Méthanisation : le pari du Leclerc de Ville-la-Grand (74)
Olivier Magré, adhérent Leclerc à Ville-la-Grand (79) voit le bout du tunnel administratif pour l’installation de sa centrale de méthanisation. Découvrez son projet, son parcours.
A Ville-la-Grand (74), l’adhérent Leclerc vient au terme de longues démarches pour installer sa propre centrale de méthanisation. Initié dès la fin 2019 avec la solution Biobeebox (de l’entreprise Be and Co), le projet pourra être lancé pour l’été 2023.
Alors que la commune a tout fait pour encourager cette installation, le dossier ICPE (installation classée pour la protection de l’environnement) a été longtemps bloqué en préfecture où les équipes, novices en la matière, se renvoyaient la patate chaude. Les services de sécurité ont également dû donner leur aval.
500 t de biodéchets traitées
Cette lourdeur administrative est le lot de tout pionnier. « Au Royaume-Uni ou en Chine on trouve beaucoup de petits méthaniseurs. En France c’est encore rare », glisse Olivier Magré, l'adhérent Leclerc de Ville-la-Grand, dont l’installation est dix fois plus petite que les projets agricoles classiques. A proximité de son drive et à un kilomètre de l’hypermarché, l’entrepreneur a prévu l’installation d’une centrale de méthanisation de la taille de six conteneurs pour retraiter 500 t de biodéchets chaque année.
« A la différence des agriculteurs qui disposent d’importants volumes de végétaux, nous avons en magasin une diversité de déchets qui nous évite de chercher des partenaires industriels pour nous fournir en produits à fort pouvoir méthanogène comme la viande, le poisson, les pâtisseries », explique Olivier Magré qui se passionne sur le sujet.
De cette « soupe » que génère un méthaniseur émanent trois rejets. De l’eau chaude ultra filtrée chargée en nitrate, du substrat, et du méthane transformé en électricité par un moteur. Le méthane pourrait aussi être raffiné et injecté sur le réseau, sans production d’électricité donc. Cela permettrait un meilleur rendement, mais le coût de traitement pour purifier le gaz et lui donner une odeur pour le faire devenir détectable rend la solution complexe.

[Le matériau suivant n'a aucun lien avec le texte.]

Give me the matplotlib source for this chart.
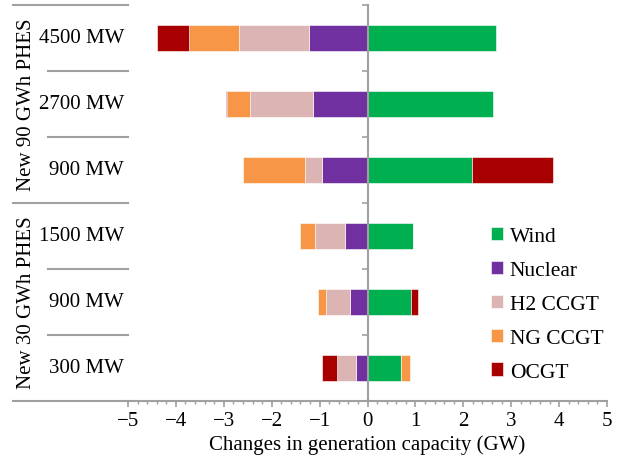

Reste la possibilité de l’utiliser tel quel dans des camions adaptés. « Avec 500 t de biodéchets retraités par an, on peut faire avancer un véhicule de 3,5 t sur 160 000 km », précise Olivier Magré.
20 % de l’énergie autoconsommée
Au démarrage de sa centrale, le magasin Leclerc de Ville-la-Grand transformera son méthane en électricité. Pour son lancement, d’ailleurs, celle-ci a besoin d’un branchement au réseau, mais elle deviendra rapidement autonome. 20 % de l’électricité produite est sera utilisée pour son propre fonctionnement. Le reste servira à l’éclairage du point de vente. L’hyper réfléchit aussi à la valorisation des 2 800 m3 d’eau à 55 °C qui émane du système. Raccordés au chauffage, ils pourraient encore venir réduire la facture énergétique.
Dans un second temps, le magasin pourra retraiter les déchets de ses voisins. « On utilise déjà les mêmes réseaux d’eau et d’électricité, fait remarquer Olivier Magré. Pourquoi ne pas l’étendre à la gestion des déchets. »
« On risque un oligopole »
Convaincu, l’entrepreneur ne voit d’ailleurs pas pourquoi les industriels ne seraient pas déjà tous équipés. Pour lui, il y a même urgence à le faire avant que les producteurs de déchets ne soient dépossédés de leurs rejets. « Si les grands groupes de l’énergie mettent la main dessus, on risque un oligopole », craint Olivier Magré.
Pour Perifem, l’association qui traite les questions techniques du secteur de la distribution en France et notamment énergétique, la méthanisation n’en est qu’à l’état de test, alors que le photovoltaïque est en plein essor. La complexité de la logistique et de l’installation, digne d'une petite usine, rendent le déploiement plus difficile. En Suisse, le groupe Migros (Coop) a développé sa propre centrale.
700 camions au méthane chez Carrefour
En France, Lidl organise l’enlèvement des biodéchets de ses supermarchés et les oriente vers une filière de méthanisation.
« Chez Carrefour ce sont 700 camions qui fonctionnent au biométhane, lui-même élaboré à partir des biodéchets de nos magasins », rappelle Bertrand Swiderski, directeur RSE chez Carrefour.
« L’idéal pour un magasin est de vendre ses produits et ne pas générer de déchets organiques, rappelle Franck Charton, directeur de Perifem. Dès qu’il y a des déchets, c’est en quelque sorte un constat d’échec. »
D’ici peu, la loi pourrait accélérer les choses en durcissant les conditions de gestion des déchets des entreprises, pour mieux les valoriser.